[begin Data provided]
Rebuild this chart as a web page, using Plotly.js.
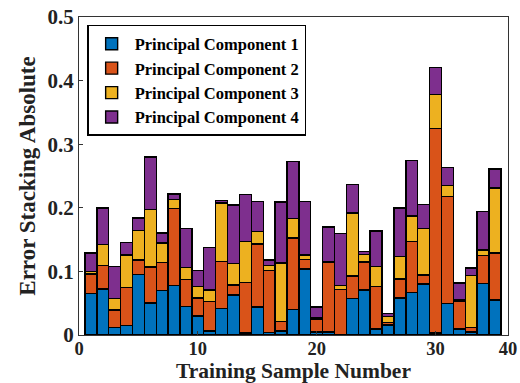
<!DOCTYPE html>
<html>
<head>
<meta charset="utf-8">
<script src="https://cdn.plot.ly/plotly-3.0.1.min.js"></script>
<style>html,body{margin:0;padding:0;background:#fff;}#chart{width:520px;height:383px;}</style>
</head>
<body>
<div id="chart"></div>
<script>
// Training sample numbers
const samples = [1,2,3,4,5,6,7,8,9,10,11,12,13,14,15,16,17,18,19,20,21,22,23,24,25,26,27,28,29,30,31,32,33,34,35];

// Stacked absolute errors per principal component
const pc1 = [0.065,0.0725,0.012,0.015,0.095,0.0505,0.070,0.078,0.045,0.030,0.006,0.042,0.0626,0.003,0.044,0.004,0.006,0.0405,0.104,0.005,0.005,0.001,0.057,0.071,0.0095,0.016,0.058,0.067,0.080,0.003,0.050,0.0095,0.005,0.081,0.055];
const pc2 = [0.031,0.0365,0.0275,0.060,0.023,0.0565,0.044,0.121,0.042,0.028,0.047,0.0737,0.016,0.080,0.099,0.097,0.015,0.112,0.015,0.020,0.109,0.071,0.036,0.044,0.067,0.004,0.030,0.080,0.0146,0.322,0.168,0.044,0.0066,0.044,0.074];
const pc3 = [0.004,0.0335,0.0175,0.051,0.0465,0.090,0.0306,0.014,0.019,0.018,0.018,0.092,0.034,0.064,0.020,0.008,0.092,0.0305,0.007,0.002,0.001,0.006,0.099,0.012,0.031,0.009,0.035,0.040,0.0725,0.0535,0.0175,0.002,0.082,0.0085,0.102];
const pc4 = [0.029,0.0575,0.051,0.019,0.0195,0.083,0.0157,0.009,0.061,0.0255,0.067,0.004,0.092,0.074,0.047,0.009,0.096,0.090,0.084,0.017,0.055,0.082,0.045,0.004,0.056,0.005,0.077,0.0875,0.038,0.042,0.0275,0.0265,0.0115,0.061,0.030];

const seriesNames = ['Principal Component 1','Principal Component 2','Principal Component 3','Principal Component 4'];
const seriesColors = ['#0072BD','#D95319','#EDB120','#7E2F8E'];

// x-axis tick labels as printed in the figure
const xTickText = ['0','10','20','30','40'];
const xTickVals = [0,10,20,30,36.1];
const yTickVals = [0,0.1,0.2,0.3,0.4,0.5];
const yTickText = ['0','0.1','0.2','0.3','0.4','0.5'];

const serif = 'Liberation Serif, Times New Roman, serif';
const allSeries = [pc1,pc2,pc3,pc4];

const traces = allSeries.map((vals,i)=>({
  type:'bar',
  x:samples,
  y:vals,
  name:seriesNames[i],
  legendgroup:'g'+i,
  marker:{color:seriesColors[i], line:{color:'#000', width:1.4}},
  width:1,
  hoverinfo:'x+y+name'
}));

const layout = {
  width:520, height:383,
  margin:{l:79, r:12, t:17, b:48},
  barmode:'stack',
  bargap:0,
  paper_bgcolor:'#fff',
  plot_bgcolor:'#fff',
  showlegend:true,
  legend:{
    x:0.019, y:0.975, xanchor:'left', yanchor:'top',
    bgcolor:'#fff', bordercolor:'#000', borderwidth:1.5,
    font:{family:serif, size:16.5, color:'#000', weight:'bold'},
    traceorder:'normal',
    tracegroupgap:5,
    itemwidth:36
  },
  xaxis:{
    range:[0,36.1],
    tickmode:'array', tickvals:xTickVals, ticktext:xTickText,
    ticks:'inside', ticklen:4, tickcolor:'#333',
    ticklabelstandoff:-3,
    showline:true, linecolor:'#333', linewidth:1, mirror:true,
    showgrid:false, zeroline:false,
    tickfont:{family:serif, size:18.5, color:'#222', weight:'bold'},
    title:{text:'Training Sample Number', font:{family:serif, size:21.5, color:'#222', weight:'bold'}, standoff:0}
  },
  yaxis:{
    range:[0,0.5],
    tickmode:'array', tickvals:yTickVals, ticktext:yTickText,
    ticks:'inside', ticklen:4, tickcolor:'#333',
    showline:true, linecolor:'#333', linewidth:1, mirror:true,
    showgrid:false, zeroline:false,
    tickfont:{family:serif, size:21, color:'#222', weight:'bold'},
    title:{text:'Error Stacking Absolute', font:{family:serif, size:23, color:'#222', weight:'bold'}, standoff:5}
  }
};

Plotly.newPlot('chart', traces, layout, {displayModeBar:false, staticPlot:true});
</script>
</body>
</html>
[end Data provided]
§ **What the exercise asks**:
Reproduce the material in its entirety and word for word, without the pictures.

§ **Answer to the problem**:
Rebuild this chart as a web page, using Plotly.js.
<!DOCTYPE html>
<html>
<head>
<meta charset="utf-8">
<script src="https://cdn.plot.ly/plotly-3.0.1.min.js"></script>
<style>html,body{margin:0;padding:0;background:#fff;}#chart{width:520px;height:383px;}</style>
</head>
<body>
<div id="chart"></div>
<script>
// Training sample numbers
const samples = [1,2,3,4,5,6,7,8,9,10,11,12,13,14,15,16,17,18,19,20,21,22,23,24,25,26,27,28,29,30,31,32,33,34,35];

// Stacked absolute errors per principal component
const pc1 = [0.065,0.0725,0.012,0.015,0.095,0.0505,0.070,0.078,0.045,0.030,0.006,0.042,0.0626,0.003,0.044,0.004,0.006,0.0405,0.104,0.005,0.005,0.001,0.057,0.071,0.0095,0.016,0.058,0.067,0.080,0.003,0.050,0.0095,0.005,0.081,0.055];
const pc2 = [0.031,0.0365,0.0275,0.060,0.023,0.0565,0.044,0.121,0.042,0.028,0.047,0.0737,0.016,0.080,0.099,0.097,0.015,0.112,0.015,0.020,0.109,0.071,0.036,0.044,0.067,0.004,0.030,0.080,0.0146,0.322,0.168,0.044,0.0066,0.044,0.074];
const pc3 = [0.004,0.0335,0.0175,0.051,0.0465,0.090,0.0306,0.014,0.019,0.018,0.018,0.092,0.034,0.064,0.020,0.008,0.092,0.0305,0.007,0.002,0.001,0.006,0.099,0.012,0.031,0.009,0.035,0.040,0.0725,0.0535,0.0175,0.002,0.082,0.0085,0.102];
const pc4 = [0.029,0.0575,0.051,0.019,0.0195,0.083,0.0157,0.009,0.061,0.0255,0.067,0.004,0.092,0.074,0.047,0.009,0.096,0.090,0.084,0.017,0.055,0.082,0.045,0.004,0.056,0.005,0.077,0.0875,0.038,0.042,0.0275,0.0265,0.0115,0.061,0.030];

const seriesNames = ['Principal Component 1','Principal Component 2','Principal Component 3','Principal Component 4'];
const seriesColors = ['#0072BD','#D95319','#EDB120','#7E2F8E'];

// x-axis tick labels as printed in the figure
const xTickText = ['0','10','20','30','40'];
const xTickVals = [0,10,20,30,36.1];
const yTickVals = [0,0.1,0.2,0.3,0.4,0.5];
const yTickText = ['0','0.1','0.2','0.3','0.4','0.5'];

const serif = 'Liberation Serif, Times New Roman, serif';
const allSeries = [pc1,pc2,pc3,pc4];

const traces = allSeries.map((vals,i)=>({
  type:'bar',
  x:samples,
  y:vals,
  name:seriesNames[i],
  legendgroup:'g'+i,
  marker:{color:seriesColors[i], line:{color:'#000', width:1.4}},
  width:1,
  hoverinfo:'x+y+name'
}));

const layout = {
  width:520, height:383,
  margin:{l:79, r:12, t:17, b:48},
  barmode:'stack',
  bargap:0,
  paper_bgcolor:'#fff',
  plot_bgcolor:'#fff',
  showlegend:true,
  legend:{
    x:0.019, y:0.975, xanchor:'left', yanchor:'top',
    bgcolor:'#fff', bordercolor:'#000', borderwidth:1.5,
    font:{family:serif, size:16.5, color:'#000', weight:'bold'},
    traceorder:'normal',
    tracegroupgap:5,
    itemwidth:36
  },
  xaxis:{
    range:[0,36.1],
    tickmode:'array', tickvals:xTickVals, ticktext:xTickText,
    ticks:'inside', ticklen:4, tickcolor:'#333',
    ticklabelstandoff:-3,
    showline:true, linecolor:'#333', linewidth:1, mirror:true,
    showgrid:false, zeroline:false,
    tickfont:{family:serif, size:18.5, color:'#222', weight:'bold'},
    title:{text:'Training Sample Number', font:{family:serif, size:21.5, color:'#222', weight:'bold'}, standoff:0}
  },
  yaxis:{
    range:[0,0.5],
    tickmode:'array', tickvals:yTickVals, ticktext:yTickText,
    ticks:'inside', ticklen:4, tickcolor:'#333',
    showline:true, linecolor:'#333', linewidth:1, mirror:true,
    showgrid:false, zeroline:false,
    tickfont:{family:serif, size:21, color:'#222', weight:'bold'},
    title:{text:'Error Stacking Absolute', font:{family:serif, size:23, color:'#222', weight:'bold'}, standoff:5}
  }
};

Plotly.newPlot('chart', traces, layout, {displayModeBar:false, staticPlot:true});
</script>
</body>
</html>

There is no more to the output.